Folding the nuts is a thing you have to do from time to time in PLO but you have to be very confident in your reads. It is often a bigger mistake to pass a big equity edge than it is to call and subject yourself to variance.
March 27, 2014 | 10:17 p.m.
A Q97ss board is different from a 742ss board in that we're up against bare made hands a lot more. So the fact that the board is so co-ordinated is a reason to raise now - our hand isn't quite as disguised as we'd like it to be, as we have the top of a made-hand-calling range that does tend to pot-control on drawy boards, and hands that would pay us off on the turn when we boat up are hands that are likely to put good $ into the pot here and now. A flush or straight-completing card on the turn allows bare Q9 or 99 to c/f; also, hands like top two or a set with a singular draw, against which we're in good shape, will stack off now, or make us pay to draw to boat up on the turn, where the equity we make by forcing them to stack off on turn blanks (not that common) doesn't make up for the lost value here.

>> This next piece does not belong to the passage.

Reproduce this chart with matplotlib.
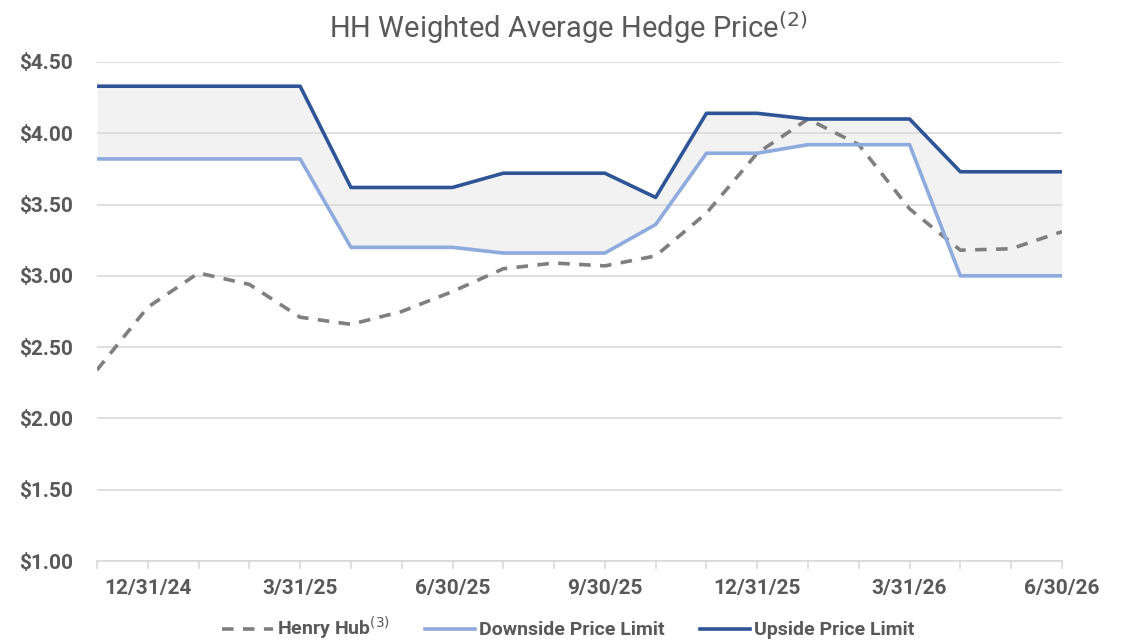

Lastly, villain is more likely to have a made hand than a draw when he leads into the field, and when he does have a draw we can potentially make him fold multiway but non-nutty draws that are in good shape against this hand but in bad shape against our range.
Turn is a check. We simply can't get enough hands to fold, we're blocking some of our equity when called and we're not pricing villain in to call with his sets when he thinks we're on a flush or straight.
River is always a fold even if we're surprised to be facing a jam.
March 27, 2014 | 10:04 p.m.
As you said, live people set-mine more than they should, so we've got worse equity when we do get it in. We can also generally rely on them to play relatively straightforwardly, betting or raising their sets when they don't have the last aggressor to act behind them. When we get our money in multiway, our equity is awful, so I like checking to see what the field does. If we're faced with one small bet, we can peel with a view to evaluating turns, likely checking most cards other than J/T of s/c. Having two queens in our hand also blocks some of the combo pair + gs or inside wrap hands we're in good shape against.